You should have something like this.

Next, add some neat stock – I use Knorr vegetable stock pots – and then then your lentils. Mix this thoroughly to combine all the flavours with the undiluted stock.

(You could also add alcohol here in the form of some white wine if you wanted, but I tend not to, and it’s not traditional to the best of my knowledge.)

All you need to do now is bring this up to a simmer and cook it for around 40 minutes. Keep an eye on it to make sure it doesn’t cook dry. If it gets too thick, just add more water and give it a good stir. You’re looking for a finished consistency which is a bit like a risotto in texture. Be careful to taste the liquid before you season it during cooking – some stocks are very salty and some sausages are also quite salty – it’s easy to ruin it by adding seasoning without tasting it first.

To serve

To finish, dress with some good quality extra virgin olive oil, some Maldon salt and and several twists of fresh cracked black pepper.

Food blogging . . .

So one thing that doesn’t get blogged about much here is my love of cooking. Lately I’ve found myself discussing food, recipes and cooking techniques with friends who have independently told me ” you should blog about that!”

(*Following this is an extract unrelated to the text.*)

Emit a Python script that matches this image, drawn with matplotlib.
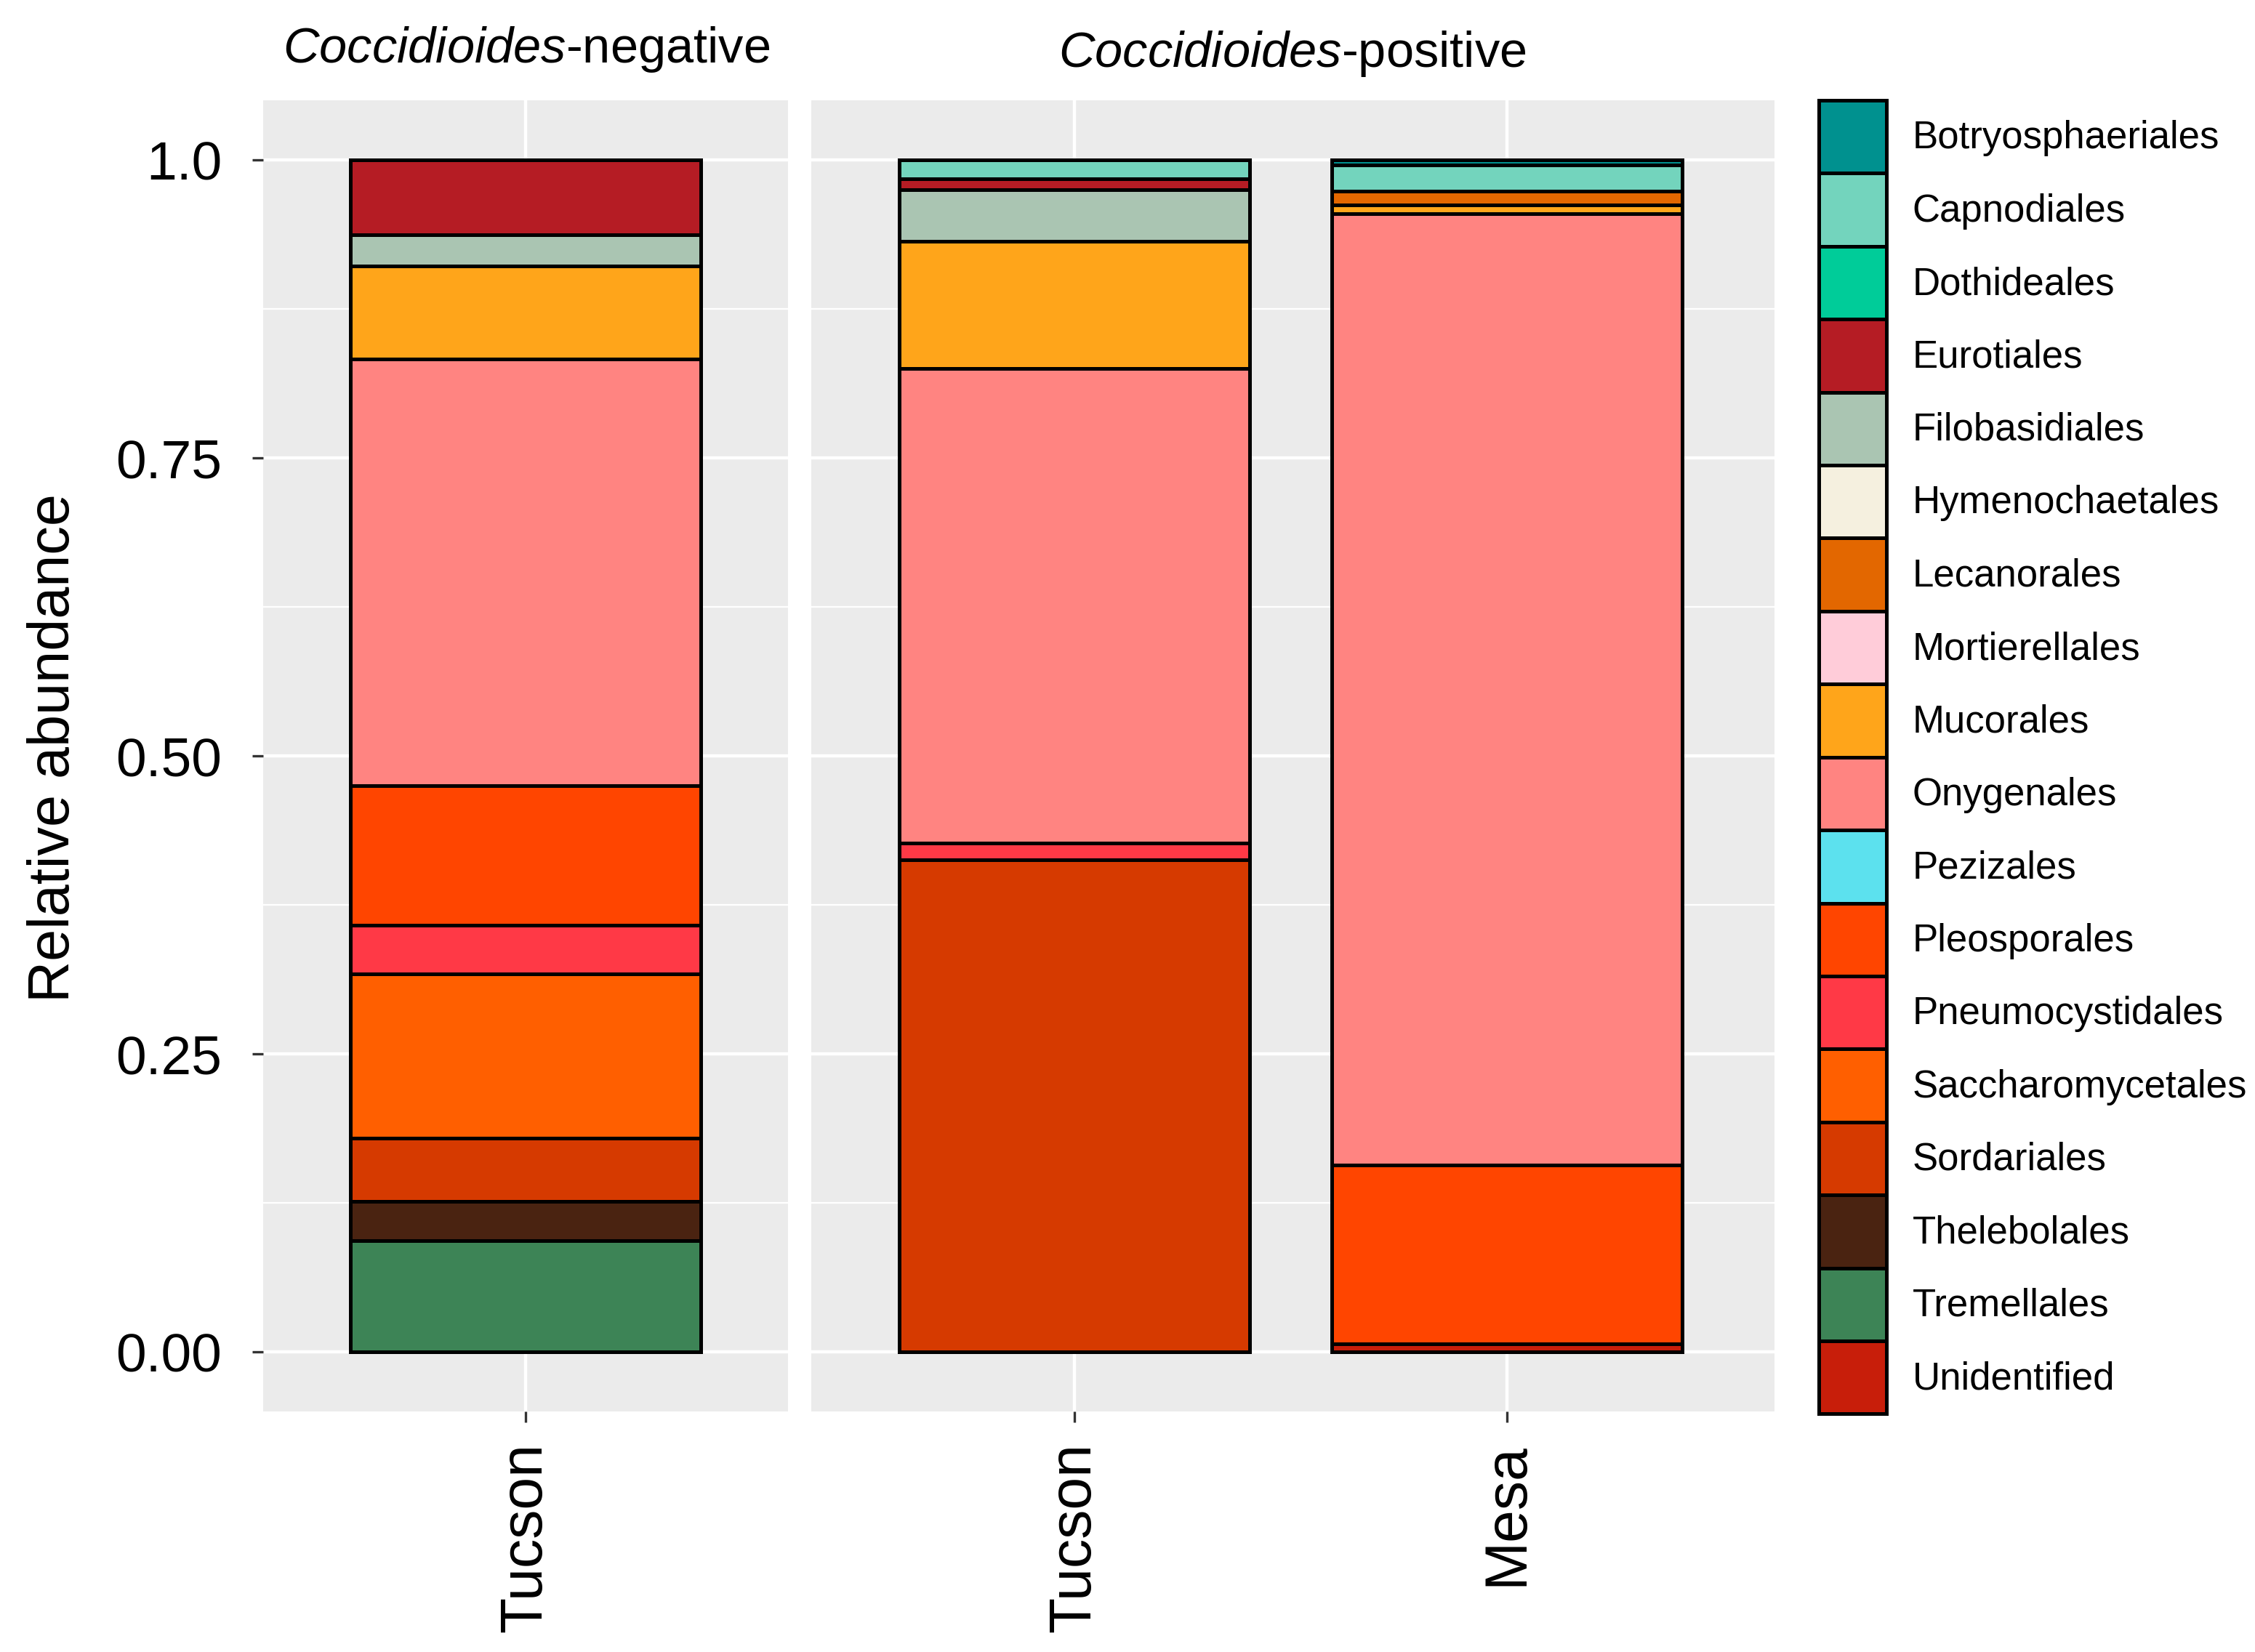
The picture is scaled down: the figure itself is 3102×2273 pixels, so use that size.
import matplotlib
matplotlib.use("Agg")
import matplotlib.pyplot as plt
from matplotlib.patches import Patch
from matplotlib.ticker import MultipleLocator
import numpy as np

plt.rcParams['font.family'] = ['Liberation Sans', 'DejaVu Sans']
plt.rcParams['mathtext.fontset'] = 'custom'
plt.rcParams['mathtext.it'] = 'Liberation Sans:italic'
plt.rcParams['mathtext.rm'] = 'Liberation Sans'

# fungal orders (legend order, first one sits on top of the stack)
orders = ["Botryosphaeriales", "Capnodiales", "Dothideales", "Eurotiales",
          "Filobasidiales", "Hymenochaetales", "Lecanorales", "Mortierellales",
          "Mucorales", "Onygenales", "Pezizales", "Pleosporales",
          "Pneumocystidales", "Saccharomycetales", "Sordariales",
          "Thelebolales", "Tremellales", "Unidentified"]
colours = ["#00918F", "#73D4BD", "#00CC99", "#B51C24", "#AAC5B2", "#F5F0DF",
           "#E36700", "#FFCCD9", "#FFA51A", "#FF8481", "#5CE1EE", "#FF4500",
           "#FF3946", "#FF5F00", "#D63A00", "#4A2311", "#3D8456", "#C81E0A"]

# relative abundance per sample, same order as above
neg_tucson = [0, 0, 0, 0.063, 0.026, 0, 0, 0, 0.078, 0.358, 0, 0.117,
              0.041, 0.138, 0.053, 0.033, 0.093, 0]
pos_tucson = [0, 0.016, 0, 0.009, 0.043, 0, 0, 0, 0.107, 0.398, 0, 0,
              0.014, 0, 0.413, 0, 0, 0]
pos_mesa = [0.004, 0.022, 0, 0, 0, 0, 0.012, 0, 0.007, 0.798, 0, 0.150,
            0, 0, 0, 0, 0, 0.007]

neg_sites = ["Tucson"]
pos_sites = ["Tucson", "Mesa"]

W, H = 3102, 2273
fig = plt.figure(figsize=(W/200, H/200), dpi=200)

def px_box(x0, x1, y0, y1):
    return [x0/W, 1-y1/H, (x1-x0)/W, (y1-y0)/H]

ax1 = fig.add_axes(px_box(362, 1084, 138, 1942))
ax2 = fig.add_axes(px_box(1116, 2441, 138, 1942))


def stack(ax, xpos, vals, width):
    bottom = 0
    # draw from the bottom of the stack (last order) upwards
    for i in range(len(orders)-1, -1, -1):
        v = vals[i]
        if v <= 0:
            continue
        ax.bar(xpos, v, width, bottom=bottom, color=colours[i],
               edgecolor="black", linewidth=1.8, zorder=3)
        bottom += v


stack(ax1, 0, neg_tucson, 0.9)
stack(ax2, 0, pos_tucson, 0.81)
stack(ax2, 1, pos_mesa, 0.81)

ax1.set_xlim(-0.674, 0.674)
ax2.set_xlim(-0.608, 1.618)

for ax in [ax1, ax2]:
    ax.set_facecolor("#EBEBEB")
    ax.set_ylim(-0.05, 1.05)
    ax.yaxis.set_major_locator(MultipleLocator(0.25))
    ax.yaxis.set_minor_locator(MultipleLocator(0.125))
    ax.grid(which="major", color="white", linewidth=1.6, zorder=0)
    ax.grid(which="minor", axis="y", color="white", linewidth=0.8, zorder=0)
    ax.set_axisbelow(True)
    for s in ax.spines.values():
        s.set_visible(False)
    ax.tick_params(axis="both", which="major", length=5.4, width=1.2,
                   color="#333333", labelsize=27, pad=15)
    ax.tick_params(axis="x", labelsize=29, pad=10)
    ax.tick_params(which="minor", length=0)

ax1.set_xticks([0])
ax1.set_xticklabels(neg_sites, rotation=90, va="top", ha="center")
ax2.set_xticks([0, 1])
ax2.set_xticklabels(pos_sites, rotation=90, va="top", ha="center")
ax1.set_yticks([0, 0.25, 0.5, 0.75, 1.0])
ax1.set_yticklabels(["0.00", "0.25", "0.50", "0.75", "1.0"])
ax2.tick_params(axis="y", which="both", left=False, labelleft=False)

fig.text(724/W, 1-68/H, r"$\it{Coccidioides}$-negative", fontsize=24.7,
         ha="center", va="center")
fig.text(1778/W, 1-74/H, r"$\it{Coccidioides}$-positive", fontsize=24.7,
         ha="center", va="center")
fig.text(75/W, 1-1029/H, "Relative abundance", fontsize=28.5, rotation=90,
         ha="center", va="center")

handles = [Patch(facecolor=c, edgecolor="black", linewidth=1.8) for c in colours]
fig.legend(handles, orders, loc="upper left",
           bbox_to_anchor=(2502/W, 1-138/H), frameon=False, fontsize=19,
           handlelength=1.76, handleheight=2.55, labelspacing=0,
           handletextpad=0.68, borderpad=0, borderaxespad=0)

fig.savefig("out.png", dpi=200)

So I am. At least, that’s the plan. I’m going to start uploading recipes, book reviews and observations to this blog, and the more observant of you will notice that there is now a new tag above marked “Cooking & Food”

Time will tell how this works out, but basically I’m going to start logging and photographing recipes I cook as I cook them. Starting tonight. I’m making an Italian regional dish made with sausage and lentils. It’s really good, very simple and delivers a bang for its buck which is astonishing. So, I’ll snap that tonight and upload it at some point over the next few days.